DATA SHOWN:

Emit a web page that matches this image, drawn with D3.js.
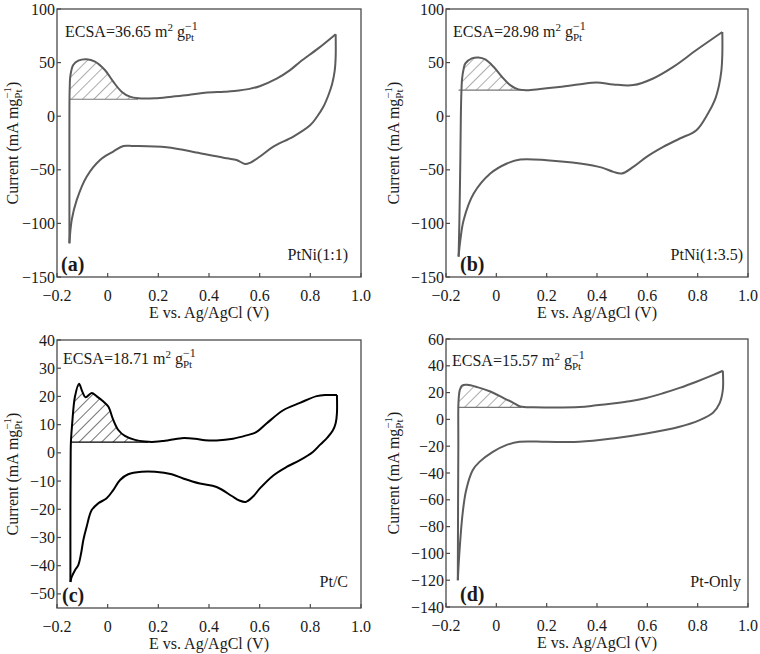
<!DOCTYPE html>
<html>
<head>
<meta charset="utf-8">
<script src="https://cdn.jsdelivr.net/npm/d3@7"></script>
<style>
body{margin:0;background:#fff}
svg{display:block}
text{font-family:"Liberation Serif","Times New Roman",serif;fill:#1a1a1a}
</style>
</head>
<body>
<svg id="chart" width="760" height="654"></svg>
<script>
// ---------------- DATA ----------------
const xTicks = [-0.2, 0, 0.2, 0.4, 0.6, 0.8, 1.0];
const xTickLabels = ["\u22120.2", "0", "0.2", "0.4", "0.6", "0.8", "1.0"];

const yTicksAB = [100, 50, 0, -50, -100, -150];
const yTickLabelsAB = ["100", "50", "0", "\u221250", "\u2212100", "\u2212150"];
const yTicksC = [40, 30, 20, 10, 0, -10, -20, -30, -40, -50];
const yTickLabelsC = ["40", "30", "20", "10", "0", "\u221210", "\u221220", "\u221230", "\u221240", "\u221250"];
const yTicksD = [60, 40, 20, 0, -20, -40, -60, -80, -100, -120, -140];
const yTickLabelsD = ["60", "40", "20", "0", "\u221220", "\u221240", "\u221260", "\u221280", "\u2212100", "\u2212120", "\u2212140"];

const panelLetters = ["(a)", "(b)", "(c)", "(d)"];
const sampleNames = ["PtNi(1:1)", "PtNi(1:3.5)", "Pt/C", "Pt-Only"];
const ecsaValues = ["36.65", "28.98", "18.71", "15.57"];
const hdlBaselines = [15.8, 24.3, 3.8, 9.0];
const hdlEnds = [0.12, 0.11, 0.16, 0.10];

const aAnodic = [[-0.151,-118.6],[-0.151,-60],[-0.151,0],[-0.150,25],[-0.147,38],[-0.136,47.8],[-0.116,51.8],[-0.083,53.1],[-0.05,50.9],[-0.011,43.1],[0.022,32.2],[0.055,22.9],[0.088,18.2],[0.121,16.7],[0.187,16.7],[0.253,18.2],[0.318,19.8],[0.384,21.9],[0.46,22.8],[0.5,23.5],[0.56,25.5],[0.6,28],[0.667,35],[0.72,43],[0.76,50.8],[0.83,63],[0.9,76.5]];
const aCathodic = [[0.9,76.5],[0.9,55],[0.896,42],[0.886,30],[0.872,20],[0.852,9],[0.825,-1],[0.799,-8.5],[0.733,-19],[0.654,-28.4],[0.6,-37.8],[0.562,-43.5],[0.542,-44.6],[0.509,-40.8],[0.47,-39.3],[0.365,-34.6],[0.233,-29],[0.101,-27.8],[0.062,-27.8],[0.022,-33],[-0.03,-40.8],[-0.083,-56.4],[-0.122,-78],[-0.142,-96.8],[-0.151,-118.6]];

const bAnodic = [[-0.15,-131],[-0.147,-100],[-0.143,-40],[-0.141,0],[-0.139,21],[-0.136,35],[-0.13,44],[-0.123,49.3],[-0.097,53.9],[-0.071,54.8],[-0.044,53],[-0.011,46.1],[0.022,36.8],[0.055,29],[0.088,25],[0.121,24.3],[0.174,25.3],[0.24,26.9],[0.333,29.8],[0.399,31.5],[0.465,29.6],[0.544,29],[0.623,35.2],[0.703,46],[0.795,61.7],[0.898,78.5]];
const bCathodic = [[0.898,78.5],[0.898,58],[0.894,42],[0.884,28],[0.868,15],[0.841,2.6],[0.795,-13],[0.729,-20.8],[0.663,-28.6],[0.597,-37.9],[0.544,-47.3],[0.498,-53.5],[0.465,-51.9],[0.42,-48],[0.333,-44.1],[0.2,-41],[0.095,-40.4],[0.042,-44.1],[-0.024,-53.5],[-0.09,-72.2],[-0.13,-97],[-0.143,-115.7],[-0.15,-131]];

const cAnodic = [[-0.147,-45.8],[-0.147,-20],[-0.146,0],[-0.145,4],[-0.14,10.5],[-0.129,20],[-0.113,24.5],[-0.1,21.7],[-0.087,19.7],[-0.063,21.2],[-0.043,20],[-0.017,18.2],[0.0025,16.4],[0.022,11.7],[0.042,8.1],[0.068,6],[0.108,4.6],[0.147,4],[0.187,3.9],[0.226,4.3],[0.292,5.2],[0.345,5],[0.384,4.5],[0.43,4.4],[0.495,5],[0.548,6.2],[0.588,7.4],[0.627,10.4],[0.693,15.1],[0.759,17.7],[0.825,20.1],[0.864,20.5],[0.905,20.5]];
const cCathodic = [[0.905,20.5],[0.905,14],[0.9,10.5],[0.888,7.8],[0.868,5.5],[0.84,3],[0.81,0.3],[0.759,-2.6],[0.706,-5],[0.654,-8],[0.6,-12.7],[0.574,-15.5],[0.545,-17.4],[0.52,-16.9],[0.49,-15.3],[0.43,-12.1],[0.364,-10.9],[0.298,-9.1],[0.253,-7.6],[0.187,-6.7],[0.134,-6.7],[0.081,-7.6],[0.049,-9.6],[0.022,-13.2],[-0.004,-16.1],[-0.037,-17.9],[-0.063,-20.3],[-0.083,-26.2],[-0.096,-30.9],[-0.105,-35.7],[-0.116,-39.8],[-0.129,-41.6],[-0.142,-44],[-0.147,-45.8]];

const dAnodic = [[-0.153,-120],[-0.152,-60],[-0.151,-20],[-0.151,9],[-0.149,17],[-0.145,22],[-0.136,25.3],[-0.116,25.8],[-0.076,24.1],[-0.024,20.8],[0.029,15.9],[0.069,12.2],[0.095,9.6],[0.148,9.0],[0.198,8.9],[0.33,9.2],[0.397,10.5],[0.463,11.9],[0.53,13.5],[0.596,16],[0.662,19.5],[0.728,23.5],[0.8,28.5],[0.86,33],[0.9,36.3]];
const dCathodic = [[0.9,36.3],[0.9,22],[0.887,12],[0.861,5],[0.808,-0.5],[0.728,-5.5],[0.596,-10.5],[0.463,-14.2],[0.33,-16.7],[0.198,-16.7],[0.092,-16.7],[0.039,-19.2],[-0.014,-24.2],[-0.067,-31.7],[-0.094,-37.9],[-0.12,-52.8],[-0.134,-70.3],[-0.147,-100],[-0.153,-120]];

// ---------------- LAYOUT ----------------
const panels = [
  {box:[57,361,9,277], yDom:[-150,100], yT:yTicksAB, yL:yTickLabelsAB, an:aAnodic, ca:aCathodic, col:"#5c5c5c", ecsaDy:28, ecsaDx:8, nameDx:-13, nameDy:-17, letDx:4, ytx:12},
  {box:[446,748,9,277], yDom:[-150,100], yT:yTicksAB, yL:yTickLabelsAB, an:bAnodic, ca:bCathodic, col:"#5c5c5c", ecsaDy:28, ecsaDx:7, nameDx:-5, nameDy:-17, letDx:14, ytx:393},
  {box:[57,361,340,608], yDom:[-55,40], yT:yTicksC, yL:yTickLabelsC, an:cAnodic, ca:cCathodic, col:"#000", ecsaDy:24, ecsaDx:6, nameDx:-13, nameDy:-21, letDx:5, ytx:12},
  {box:[446,748,339,607], yDom:[-140,60], yT:yTicksD, yL:yTickLabelsD, an:dAnodic, ca:dCathodic, col:"#5c5c5c", ecsaDy:27, ecsaDx:6, nameDx:-7, nameDy:-20, letDx:14, ytx:393}
];

const svg = d3.select("#chart");
const defs = svg.append("defs");
function makePattern(id, color){
  const p = defs.append("pattern").attr("id", id).attr("patternUnits","userSpaceOnUse")
    .attr("width", 8).attr("height", 8).attr("patternTransform","rotate(45)");
  p.append("line").attr("x1",0).attr("y1",-1).attr("x2",0).attr("y2",9)
    .attr("stroke", color).attr("stroke-width", 1.1);
}
makePattern("hatchGray", "#666");
makePattern("hatchBlack", "#000");

const frameColor = "#4a4a4a";

panels.forEach((P, i) => {
  const [L, R, T, B] = P.box;
  const x = d3.scaleLinear().domain([-0.2, 1.0]).range([L, R]);
  const y = d3.scaleLinear().domain(P.yDom).range([B, T]);
  const g = svg.append("g");

  const line = d3.line().x(d => x(d[0])).y(d => y(d[1])).curve(d3.curveCatmullRom.alpha(0.5));

  // hatch area
  const base = hdlBaselines[i];
  const clipId = "clip" + i;
  const x0 = P.an[0][0];
  defs.append("clipPath").attr("id", clipId).append("rect")
    .attr("x", x(x0)).attr("y", T).attr("width", x(hdlEnds[i]) - x(x0)).attr("height", y(base) - T);
  const area = d3.area().x(d => x(d[0])).y0(y(base)).y1(d => y(d[1])).curve(d3.curveCatmullRom.alpha(0.5));
  const hatchPts = P.an.filter(d => d[0] <= hdlEnds[i] + 0.08);
  g.append("path").attr("d", area(hatchPts)).attr("clip-path", `url(#${clipId})`)
    .attr("fill", i === 2 ? "url(#hatchBlack)" : "url(#hatchGray)").attr("stroke", "none");
  g.append("line").attr("x1", x(x0)).attr("x2", x(hdlEnds[i])).attr("y1", y(base)).attr("y2", y(base))
    .attr("stroke", i === 2 ? "#000" : "#777").attr("stroke-width", 1.2);

  // curves
  [P.an, P.ca].forEach(arr => {
    g.append("path").attr("d", line(arr)).attr("fill", "none")
      .attr("stroke", P.col).attr("stroke-width", 2).attr("stroke-linejoin", "round");
  });

  // frame
  g.append("rect").attr("x", L).attr("y", T).attr("width", R - L).attr("height", B - T)
    .attr("fill", "none").attr("stroke", frameColor).attr("stroke-width", 1.3);

  // x ticks
  xTicks.forEach((t, k) => {
    g.append("line").attr("x1", x(t)).attr("x2", x(t)).attr("y1", B).attr("y2", B - 4)
      .attr("stroke", frameColor).attr("stroke-width", 1.2);
    g.append("text").attr("x", x(t)).attr("y", B + 24).attr("text-anchor", "middle")
      .attr("font-size", 16).text(xTickLabels[k]);
  });
  // y ticks
  P.yT.forEach((t, k) => {
    g.append("line").attr("x1", L).attr("x2", L + 4).attr("y1", y(t)).attr("y2", y(t))
      .attr("stroke", frameColor).attr("stroke-width", 1.2);
    g.append("text").attr("x", L - 2).attr("y", y(t)).attr("dy", "0.35em").attr("text-anchor", "end")
      .attr("font-size", 16).text(P.yL[k]);
  });

  // x title
  g.append("text").attr("x", (L + R) / 2).attr("y", B + 41).attr("text-anchor", "middle")
    .attr("font-size", 16).text("E vs. Ag/AgCl (V)");

  // y title
  const yt = g.append("text").attr("transform", `translate(${P.ytx},${(T + B) / 2}) rotate(-90)`)
    .attr("text-anchor", "middle").attr("font-size", 16).attr("dy", "0.35em");
  yt.append("tspan").text("Current (mA mg");
  const ptY = yt.append("tspan").attr("font-size", 11).attr("dy", 4).text("Pt");
  const wY = ptY.node().getComputedTextLength();
  yt.append("tspan").attr("font-size", 11).attr("dx", -wY).attr("dy", -11).text("\u22121");
  yt.append("tspan").attr("dy", 7).text(")");

  // ECSA label
  const et = g.append("text").attr("x", L + P.ecsaDx).attr("y", T + P.ecsaDy).attr("font-size", 16);
  et.append("tspan").text(`ECSA=${ecsaValues[i]} m`);
  et.append("tspan").attr("font-size", 11).attr("dy", -6).text("2");
  et.append("tspan").attr("dy", 6).text(" g");
  const ptE = et.append("tspan").attr("font-size", 11).attr("dy", 4).text("Pt");
  const wE = ptE.node().getComputedTextLength();
  et.append("tspan").attr("font-size", 12).attr("dx", -wE).attr("dy", -11).text("\u22121");

  // sample name
  g.append("text").attr("x", R + P.nameDx).attr("y", B + P.nameDy).attr("text-anchor", "end")
    .attr("font-size", 16).text(sampleNames[i]);

  // panel letter
  g.append("text").attr("x", L + P.letDx).attr("y", B - 6).attr("font-size", 20)
    .attr("font-weight", "bold").text(panelLetters[i]);
});
</script>
</body>
</html>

THE PROBLEM: Everything from the top line of the data down to and including the line with "const hdlEnds = [0.12, 0.11, 0.16, 0.10];" is to be copied, except the pictures.

RESULT:
Emit a web page that matches this image, drawn with D3.js.
<!DOCTYPE html>
<html>
<head>
<meta charset="utf-8">
<script src="https://cdn.jsdelivr.net/npm/d3@7"></script>
<style>
body{margin:0;background:#fff}
svg{display:block}
text{font-family:"Liberation Serif","Times New Roman",serif;fill:#1a1a1a}
</style>
</head>
<body>
<svg id="chart" width="760" height="654"></svg>
<script>
// ---------------- DATA ----------------
const xTicks = [-0.2, 0, 0.2, 0.4, 0.6, 0.8, 1.0];
const xTickLabels = ["\u22120.2", "0", "0.2", "0.4", "0.6", "0.8", "1.0"];

const yTicksAB = [100, 50, 0, -50, -100, -150];
const yTickLabelsAB = ["100", "50", "0", "\u221250", "\u2212100", "\u2212150"];
const yTicksC = [40, 30, 20, 10, 0, -10, -20, -30, -40, -50];
const yTickLabelsC = ["40", "30", "20", "10", "0", "\u221210", "\u221220", "\u221230", "\u221240", "\u221250"];
const yTicksD = [60, 40, 20, 0, -20, -40, -60, -80, -100, -120, -140];
const yTickLabelsD = ["60", "40", "20", "0", "\u221220", "\u221240", "\u221260", "\u221280", "\u2212100", "\u2212120", "\u2212140"];

const panelLetters = ["(a)", "(b)", "(c)", "(d)"];
const sampleNames = ["PtNi(1:1)", "PtNi(1:3.5)", "Pt/C", "Pt-Only"];
const ecsaValues = ["36.65", "28.98", "18.71", "15.57"];
const hdlBaselines = [15.8, 24.3, 3.8, 9.0];
const hdlEnds = [0.12, 0.11, 0.16, 0.10];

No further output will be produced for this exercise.